- _AIM OF THE EXERCISE_
All the data below goes into the copy word for word, but the pictures don't.

━━ PROVIDED MATERIAL

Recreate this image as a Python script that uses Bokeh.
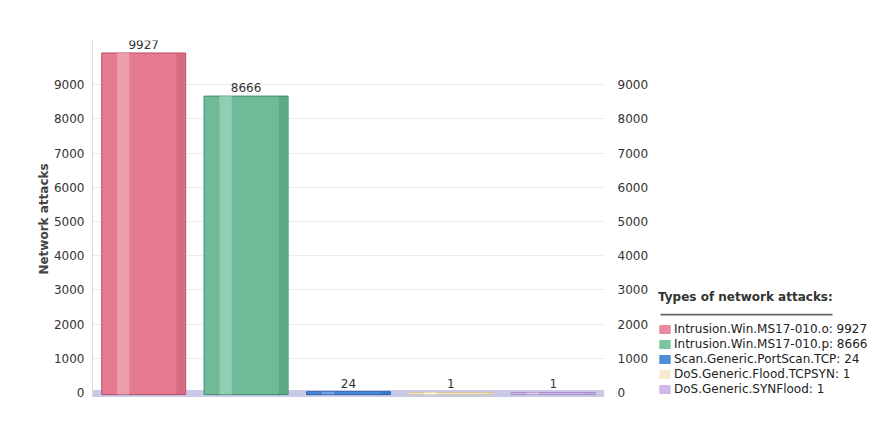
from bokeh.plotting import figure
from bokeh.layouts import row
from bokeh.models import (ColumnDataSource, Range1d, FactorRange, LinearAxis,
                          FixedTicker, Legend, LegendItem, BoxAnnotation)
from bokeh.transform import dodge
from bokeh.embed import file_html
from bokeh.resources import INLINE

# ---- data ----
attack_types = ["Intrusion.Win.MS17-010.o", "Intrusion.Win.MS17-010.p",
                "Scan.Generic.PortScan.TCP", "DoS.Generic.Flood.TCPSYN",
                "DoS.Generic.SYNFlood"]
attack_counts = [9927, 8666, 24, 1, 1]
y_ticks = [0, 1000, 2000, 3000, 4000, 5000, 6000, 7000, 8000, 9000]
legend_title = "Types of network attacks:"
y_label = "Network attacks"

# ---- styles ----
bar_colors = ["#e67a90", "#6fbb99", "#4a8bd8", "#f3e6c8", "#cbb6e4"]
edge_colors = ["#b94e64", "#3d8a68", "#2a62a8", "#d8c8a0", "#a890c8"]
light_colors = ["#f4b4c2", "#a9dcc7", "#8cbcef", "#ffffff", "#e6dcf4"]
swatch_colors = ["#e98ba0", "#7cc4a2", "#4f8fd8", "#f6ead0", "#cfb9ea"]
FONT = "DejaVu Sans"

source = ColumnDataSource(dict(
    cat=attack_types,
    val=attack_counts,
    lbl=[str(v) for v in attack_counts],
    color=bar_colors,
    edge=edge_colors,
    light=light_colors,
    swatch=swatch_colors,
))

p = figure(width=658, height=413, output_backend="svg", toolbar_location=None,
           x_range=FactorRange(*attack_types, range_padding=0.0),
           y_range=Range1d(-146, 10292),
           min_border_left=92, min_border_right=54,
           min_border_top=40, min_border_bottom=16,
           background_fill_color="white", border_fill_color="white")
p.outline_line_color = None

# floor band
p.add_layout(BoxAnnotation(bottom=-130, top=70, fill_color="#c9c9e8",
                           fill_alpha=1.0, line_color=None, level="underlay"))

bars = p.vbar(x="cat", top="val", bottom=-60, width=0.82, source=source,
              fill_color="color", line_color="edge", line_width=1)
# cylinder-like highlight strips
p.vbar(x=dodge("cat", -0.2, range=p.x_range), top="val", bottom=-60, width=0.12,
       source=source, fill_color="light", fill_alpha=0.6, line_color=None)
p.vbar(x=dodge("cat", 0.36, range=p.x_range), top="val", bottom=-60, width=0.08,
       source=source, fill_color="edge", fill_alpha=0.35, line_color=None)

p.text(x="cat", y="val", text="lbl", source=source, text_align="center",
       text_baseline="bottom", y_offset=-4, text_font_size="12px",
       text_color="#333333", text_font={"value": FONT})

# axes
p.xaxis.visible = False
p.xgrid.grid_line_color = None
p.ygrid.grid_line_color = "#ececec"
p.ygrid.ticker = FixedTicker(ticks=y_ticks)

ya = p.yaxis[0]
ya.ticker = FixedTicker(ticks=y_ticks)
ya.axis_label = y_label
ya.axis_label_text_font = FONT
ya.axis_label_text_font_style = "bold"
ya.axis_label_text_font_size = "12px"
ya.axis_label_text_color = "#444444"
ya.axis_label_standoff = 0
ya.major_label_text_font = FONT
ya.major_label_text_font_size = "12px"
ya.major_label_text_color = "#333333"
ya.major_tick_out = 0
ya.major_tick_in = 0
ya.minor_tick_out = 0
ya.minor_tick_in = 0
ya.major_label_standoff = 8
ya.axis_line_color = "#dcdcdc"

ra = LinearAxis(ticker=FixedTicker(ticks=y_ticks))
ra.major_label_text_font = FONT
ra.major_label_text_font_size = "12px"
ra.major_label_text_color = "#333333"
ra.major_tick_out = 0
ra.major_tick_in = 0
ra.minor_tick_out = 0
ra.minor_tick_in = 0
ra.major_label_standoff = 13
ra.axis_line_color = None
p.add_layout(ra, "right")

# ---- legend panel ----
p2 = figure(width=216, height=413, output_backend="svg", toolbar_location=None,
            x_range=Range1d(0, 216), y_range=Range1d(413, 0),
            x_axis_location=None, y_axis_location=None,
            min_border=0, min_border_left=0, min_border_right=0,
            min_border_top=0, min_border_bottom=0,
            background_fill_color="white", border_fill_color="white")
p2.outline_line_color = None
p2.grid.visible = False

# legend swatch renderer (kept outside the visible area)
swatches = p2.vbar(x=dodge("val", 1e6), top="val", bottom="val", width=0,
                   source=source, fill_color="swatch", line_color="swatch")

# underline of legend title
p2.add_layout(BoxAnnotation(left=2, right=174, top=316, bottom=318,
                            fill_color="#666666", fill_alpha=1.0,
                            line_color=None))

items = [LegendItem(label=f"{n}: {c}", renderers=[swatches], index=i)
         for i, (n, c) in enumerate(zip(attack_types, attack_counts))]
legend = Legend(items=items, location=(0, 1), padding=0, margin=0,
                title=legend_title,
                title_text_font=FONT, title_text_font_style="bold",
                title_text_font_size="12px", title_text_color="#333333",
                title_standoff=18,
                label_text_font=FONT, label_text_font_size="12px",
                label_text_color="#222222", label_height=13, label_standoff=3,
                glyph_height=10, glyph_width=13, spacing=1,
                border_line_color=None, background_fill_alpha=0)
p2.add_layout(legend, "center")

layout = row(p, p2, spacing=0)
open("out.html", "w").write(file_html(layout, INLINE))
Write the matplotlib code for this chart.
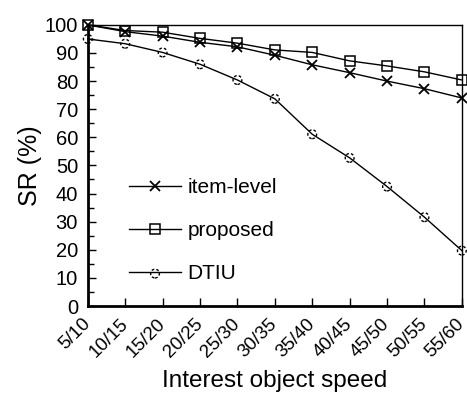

━━━━

- _OUTPUT_
Recreate this image as a Python script that uses Bokeh.
from bokeh.plotting import figure
from bokeh.layouts import row
from bokeh.models import (ColumnDataSource, Range1d, FactorRange, LinearAxis,
                          FixedTicker, Legend, LegendItem, BoxAnnotation)
from bokeh.transform import dodge
from bokeh.embed import file_html
from bokeh.resources import INLINE

# ---- data ----
attack_types = ["Intrusion.Win.MS17-010.o", "Intrusion.Win.MS17-010.p",
                "Scan.Generic.PortScan.TCP", "DoS.Generic.Flood.TCPSYN",
                "DoS.Generic.SYNFlood"]
attack_counts = [9927, 8666, 24, 1, 1]
y_ticks = [0, 1000, 2000, 3000, 4000, 5000, 6000, 7000, 8000, 9000]
legend_title = "Types of network attacks:"
y_label = "Network attacks"

# ---- styles ----
bar_colors = ["#e67a90", "#6fbb99", "#4a8bd8", "#f3e6c8", "#cbb6e4"]
edge_colors = ["#b94e64", "#3d8a68", "#2a62a8", "#d8c8a0", "#a890c8"]
light_colors = ["#f4b4c2", "#a9dcc7", "#8cbcef", "#ffffff", "#e6dcf4"]
swatch_colors = ["#e98ba0", "#7cc4a2", "#4f8fd8", "#f6ead0", "#cfb9ea"]
FONT = "DejaVu Sans"

source = ColumnDataSource(dict(
    cat=attack_types,
    val=attack_counts,
    lbl=[str(v) for v in attack_counts],
    color=bar_colors,
    edge=edge_colors,
    light=light_colors,
    swatch=swatch_colors,
))

p = figure(width=658, height=413, output_backend="svg", toolbar_location=None,
           x_range=FactorRange(*attack_types, range_padding=0.0),
           y_range=Range1d(-146, 10292),
           min_border_left=92, min_border_right=54,
           min_border_top=40, min_border_bottom=16,
           background_fill_color="white", border_fill_color="white")
p.outline_line_color = None

# floor band
p.add_layout(BoxAnnotation(bottom=-130, top=70, fill_color="#c9c9e8",
                           fill_alpha=1.0, line_color=None, level="underlay"))

bars = p.vbar(x="cat", top="val", bottom=-60, width=0.82, source=source,
              fill_color="color", line_color="edge", line_width=1)
# cylinder-like highlight strips
p.vbar(x=dodge("cat", -0.2, range=p.x_range), top="val", bottom=-60, width=0.12,
       source=source, fill_color="light", fill_alpha=0.6, line_color=None)
p.vbar(x=dodge("cat", 0.36, range=p.x_range), top="val", bottom=-60, width=0.08,
       source=source, fill_color="edge", fill_alpha=0.35, line_color=None)

p.text(x="cat", y="val", text="lbl", source=source, text_align="center",
       text_baseline="bottom", y_offset=-4, text_font_size="12px",
       text_color="#333333", text_font={"value": FONT})

# axes
p.xaxis.visible = False
p.xgrid.grid_line_color = None
p.ygrid.grid_line_color = "#ececec"
p.ygrid.ticker = FixedTicker(ticks=y_ticks)

ya = p.yaxis[0]
ya.ticker = FixedTicker(ticks=y_ticks)
ya.axis_label = y_label
ya.axis_label_text_font = FONT
ya.axis_label_text_font_style = "bold"
ya.axis_label_text_font_size = "12px"
ya.axis_label_text_color = "#444444"
ya.axis_label_standoff = 0
ya.major_label_text_font = FONT
ya.major_label_text_font_size = "12px"
ya.major_label_text_color = "#333333"
ya.major_tick_out = 0
ya.major_tick_in = 0
ya.minor_tick_out = 0
ya.minor_tick_in = 0
ya.major_label_standoff = 8
ya.axis_line_color = "#dcdcdc"

ra = LinearAxis(ticker=FixedTicker(ticks=y_ticks))
ra.major_label_text_font = FONT
ra.major_label_text_font_size = "12px"
ra.major_label_text_color = "#333333"
ra.major_tick_out = 0
ra.major_tick_in = 0
ra.minor_tick_out = 0
ra.minor_tick_in = 0
ra.major_label_standoff = 13
ra.axis_line_color = None
p.add_layout(ra, "right")

# ---- legend panel ----
p2 = figure(width=216, height=413, output_backend="svg", toolbar_location=None,
            x_range=Range1d(0, 216), y_range=Range1d(413, 0),
            x_axis_location=None, y_axis_location=None,
            min_border=0, min_border_left=0, min_border_right=0,
            min_border_top=0, min_border_bottom=0,
            background_fill_color="white", border_fill_color="white")
p2.outline_line_color = None
p2.grid.visible = False

# legend swatch renderer (kept outside the visible area)
swatches = p2.vbar(x=dodge("val", 1e6), top="val", bottom="val", width=0,
                   source=source, fill_color="swatch", line_color="swatch")

# underline of legend title
p2.add_layout(BoxAnnotation(left=2, right=174, top=316, bottom=318,
                            fill_color="#666666", fill_alpha=1.0,
                            line_color=None))

items = [LegendItem(label=f"{n}: {c}", renderers=[swatches], index=i)
         for i, (n, c) in enumerate(zip(attack_types, attack_counts))]
legend = Legend(items=items, location=(0, 1), padding=0, margin=0,
                title=legend_title,
                title_text_font=FONT, title_text_font_style="bold",
                title_text_font_size="12px", title_text_color="#333333",
                title_standoff=18,
                label_text_font=FONT, label_text_font_size="12px",
                label_text_color="#222222", label_height=13, label_standoff=3,
                glyph_height=10, glyph_width=13, spacing=1,
                border_line_color=None, background_fill_alpha=0)
p2.add_layout(legend, "center")

layout = row(p, p2, spacing=0)
open("out.html", "w").write(file_html(layout, INLINE))
Write the matplotlib code for this chart.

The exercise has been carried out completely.